All of the listing below must be repeated word for word. Pictures are the only thing to omit.

--------------------------------------------------

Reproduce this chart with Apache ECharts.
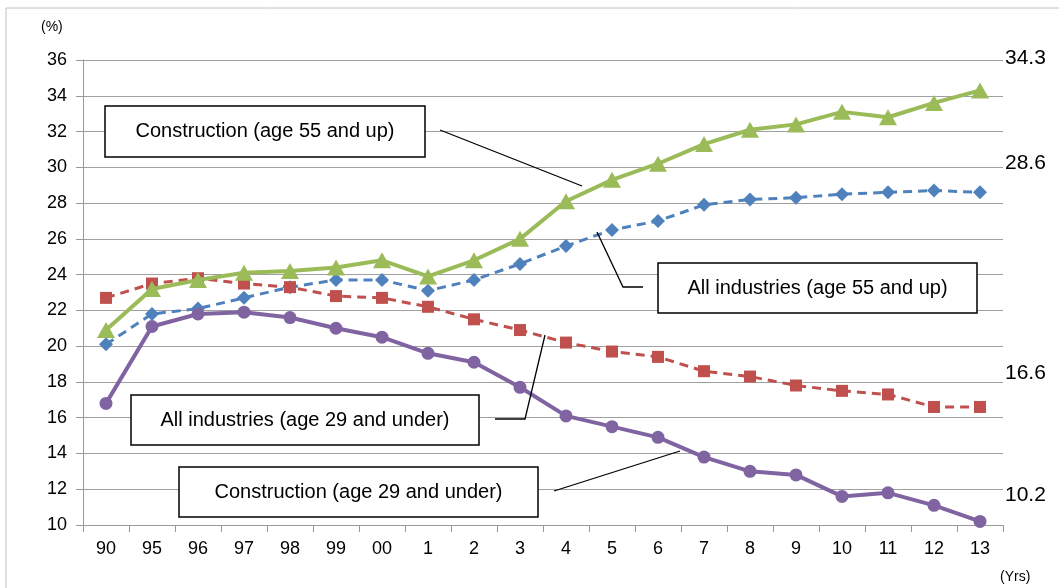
<!DOCTYPE html>
<html>
<head>
<meta charset="utf-8">
<script src="https://cdn.jsdelivr.net/npm/echarts@6/dist/echarts.min.js"></script>
<style>
html,body{margin:0;padding:0;background:#fff;}
#chart{width:1059px;height:588px;}
</style>
</head>
<body>
<div id="chart"></div>
<script>
const categories = ['90','95','96','97','98','99','00','1','2','3','4','5','6','7','8','9','10','11','12','13'];
const allIndustries55Up = [20.1,21.8,22.1,22.7,23.3,23.7,23.7,23.1,23.7,24.6,25.6,26.5,27.0,27.9,28.2,28.3,28.5,28.6,28.7,28.6];
const allIndustries29Under = [22.7,23.5,23.8,23.5,23.3,22.8,22.7,22.2,21.5,20.9,20.2,19.7,19.4,18.6,18.3,17.8,17.5,17.3,16.6,16.6];
const construction55Up = [20.9,23.2,23.7,24.1,24.2,24.4,24.8,23.9,24.8,26.0,28.1,29.3,30.2,31.3,32.1,32.4,33.1,32.8,33.6,34.3];
const construction29Under = [16.8,21.1,21.8,21.9,21.6,21.0,20.5,19.6,19.1,17.7,16.1,15.5,14.9,13.8,13.0,12.8,11.6,11.8,11.1,10.2];
const yTicks = {min:10, max:36, interval:2};

const FONT = '"Liberation Sans", Arial, sans-serif';
const chart = echarts.init(document.getElementById('chart'));

function endLbl(dy){
  return {show:true, formatter: p => String(p.value), color:'#000', fontSize:21, fontFamily:FONT, distance:0, offset:[25,dy]};
}
function box(x,y,w,h,text){
  return [
    {type:'rect', shape:{x:x,y:y,width:w,height:h}, style:{fill:'#fff', stroke:'#000', lineWidth:1.5}, z:100},
    {type:'text', x:x+w/2, y:y+h/2, style:{text:text, fill:'#000', font:'20px '+FONT, align:'center', verticalAlign:'middle'}, z:101}
  ];
}
function leader(points){
  return {type:'polyline', shape:{points:points}, style:{stroke:'#000', lineWidth:1.3, fill:null}, z:99};
}

const option = {
  animation:false,
  backgroundColor:'#fff',
  grid:{left:83, right:56, top:60, bottom:63, containLabel:false},
  xAxis:{
    type:'category', data:categories, boundaryGap:true,
    axisLine:{lineStyle:{color:'#999', width:1}},
    axisTick:{show:true, length:7, lineStyle:{color:'#999'}},
    axisLabel:{color:'#000', fontSize:18, fontFamily:FONT, margin:15}
  },
  yAxis:{
    type:'value', min:yTicks.min, max:yTicks.max, interval:yTicks.interval,
    axisLine:{show:true, lineStyle:{color:'#999', width:1}},
    axisTick:{show:true, length:7, lineStyle:{color:'#999'}},
    axisLabel:{color:'#000', fontSize:18, fontFamily:FONT, margin:16},
    splitLine:{lineStyle:{color:'#a0a0a0', width:1}}
  },
  series:[
    {name:'All industries (age 55 and up)', type:'line', data:allIndustries55Up,
     symbol:'diamond', symbolSize:14, lineStyle:{color:'#4F81BD', width:3, type:[9,6]}, itemStyle:{color:'#4F81BD'},
     endLabel:endLbl(-29), z:2},
    {name:'All industries (age 29 and under)', type:'line', data:allIndustries29Under,
     symbol:'rect', symbolSize:12, lineStyle:{color:'#C0504D', width:3, type:[9,6]}, itemStyle:{color:'#C0504D'},
     endLabel:endLbl(-34), z:3},
    {name:'Construction (age 55 and up)', type:'line', data:construction55Up,
     symbol:'triangle', symbolSize:[18,16], lineStyle:{color:'#9BBB59', width:4}, itemStyle:{color:'#9BBB59'},
     endLabel:endLbl(-32), z:4},
    {name:'Construction (age 29 and under)', type:'line', data:construction29Under,
     symbol:'circle', symbolSize:13, lineStyle:{color:'#8064A2', width:4}, itemStyle:{color:'#8064A2'},
     endLabel:endLbl(-26), z:5}
  ],
  graphic:[
    {type:'rect', shape:{x:6,y:8,width:1060,height:600}, style:{fill:null, stroke:'#c0c0c0', lineWidth:1}, z:0, silent:true},
    {type:'text', x:41, y:27, style:{text:'(%)', fill:'#000', font:'14px '+FONT, verticalAlign:'middle'}},
    {type:'text', x:1000, y:577, style:{text:'(Yrs)', fill:'#000', font:'14px '+FONT, verticalAlign:'middle'}},
    leader([[440,130],[582,186]]),
    leader([[597,232],[623,287],[643,287]]),
    leader([[495,419],[525,419],[545,335]]),
    leader([[554,491],[680,451]]),
    ...box(105,106,320,51,'Construction (age 55 and up)'),
    ...box(658,263,319,50,'All industries (age 55 and up)'),
    ...box(131,395,348,50,'All industries (age 29 and under)'),
    ...box(179,467,359,50,'Construction (age 29 and under)')
  ]
};
chart.setOption(option);
</script>
</body>
</html>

--------------------------------------------------

EXPECTED OUTPUT:
Reproduce this chart with Apache ECharts.
<!DOCTYPE html>
<html>
<head>
<meta charset="utf-8">
<script src="https://cdn.jsdelivr.net/npm/echarts@6/dist/echarts.min.js"></script>
<style>
html,body{margin:0;padding:0;background:#fff;}
#chart{width:1059px;height:588px;}
</style>
</head>
<body>
<div id="chart"></div>
<script>
const categories = ['90','95','96','97','98','99','00','1','2','3','4','5','6','7','8','9','10','11','12','13'];
const allIndustries55Up = [20.1,21.8,22.1,22.7,23.3,23.7,23.7,23.1,23.7,24.6,25.6,26.5,27.0,27.9,28.2,28.3,28.5,28.6,28.7,28.6];
const allIndustries29Under = [22.7,23.5,23.8,23.5,23.3,22.8,22.7,22.2,21.5,20.9,20.2,19.7,19.4,18.6,18.3,17.8,17.5,17.3,16.6,16.6];
const construction55Up = [20.9,23.2,23.7,24.1,24.2,24.4,24.8,23.9,24.8,26.0,28.1,29.3,30.2,31.3,32.1,32.4,33.1,32.8,33.6,34.3];
const construction29Under = [16.8,21.1,21.8,21.9,21.6,21.0,20.5,19.6,19.1,17.7,16.1,15.5,14.9,13.8,13.0,12.8,11.6,11.8,11.1,10.2];
const yTicks = {min:10, max:36, interval:2};

const FONT = '"Liberation Sans", Arial, sans-serif';
const chart = echarts.init(document.getElementById('chart'));

function endLbl(dy){
  return {show:true, formatter: p => String(p.value), color:'#000', fontSize:21, fontFamily:FONT, distance:0, offset:[25,dy]};
}
function box(x,y,w,h,text){
  return [
    {type:'rect', shape:{x:x,y:y,width:w,height:h}, style:{fill:'#fff', stroke:'#000', lineWidth:1.5}, z:100},
    {type:'text', x:x+w/2, y:y+h/2, style:{text:text, fill:'#000', font:'20px '+FONT, align:'center', verticalAlign:'middle'}, z:101}
  ];
}
function leader(points){
  return {type:'polyline', shape:{points:points}, style:{stroke:'#000', lineWidth:1.3, fill:null}, z:99};
}

const option = {
  animation:false,
  backgroundColor:'#fff',
  grid:{left:83, right:56, top:60, bottom:63, containLabel:false},
  xAxis:{
    type:'category', data:categories, boundaryGap:true,
    axisLine:{lineStyle:{color:'#999', width:1}},
    axisTick:{show:true, length:7, lineStyle:{color:'#999'}},
    axisLabel:{color:'#000', fontSize:18, fontFamily:FONT, margin:15}
  },
  yAxis:{
    type:'value', min:yTicks.min, max:yTicks.max, interval:yTicks.interval,
    axisLine:{show:true, lineStyle:{color:'#999', width:1}},
    axisTick:{show:true, length:7, lineStyle:{color:'#999'}},
    axisLabel:{color:'#000', fontSize:18, fontFamily:FONT, margin:16},
    splitLine:{lineStyle:{color:'#a0a0a0', width:1}}
  },
  series:[
    {name:'All industries (age 55 and up)', type:'line', data:allIndustries55Up,
     symbol:'diamond', symbolSize:14, lineStyle:{color:'#4F81BD', width:3, type:[9,6]}, itemStyle:{color:'#4F81BD'},
     endLabel:endLbl(-29), z:2},
    {name:'All industries (age 29 and under)', type:'line', data:allIndustries29Under,
     symbol:'rect', symbolSize:12, lineStyle:{color:'#C0504D', width:3, type:[9,6]}, itemStyle:{color:'#C0504D'},
     endLabel:endLbl(-34), z:3},
    {name:'Construction (age 55 and up)', type:'line', data:construction55Up,
     symbol:'triangle', symbolSize:[18,16], lineStyle:{color:'#9BBB59', width:4}, itemStyle:{color:'#9BBB59'},
     endLabel:endLbl(-32), z:4},
    {name:'Construction (age 29 and under)', type:'line', data:construction29Under,
     symbol:'circle', symbolSize:13, lineStyle:{color:'#8064A2', width:4}, itemStyle:{color:'#8064A2'},
     endLabel:endLbl(-26), z:5}
  ],
  graphic:[
    {type:'rect', shape:{x:6,y:8,width:1060,height:600}, style:{fill:null, stroke:'#c0c0c0', lineWidth:1}, z:0, silent:true},
    {type:'text', x:41, y:27, style:{text:'(%)', fill:'#000', font:'14px '+FONT, verticalAlign:'middle'}},
    {type:'text', x:1000, y:577, style:{text:'(Yrs)', fill:'#000', font:'14px '+FONT, verticalAlign:'middle'}},
    leader([[440,130],[582,186]]),
    leader([[597,232],[623,287],[643,287]]),
    leader([[495,419],[525,419],[545,335]]),
    leader([[554,491],[680,451]]),
    ...box(105,106,320,51,'Construction (age 55 and up)'),
    ...box(658,263,319,50,'All industries (age 55 and up)'),
    ...box(131,395,348,50,'All industries (age 29 and under)'),
    ...box(179,467,359,50,'Construction (age 29 and under)')
  ]
};
chart.setOption(option);
</script>
</body>
</html>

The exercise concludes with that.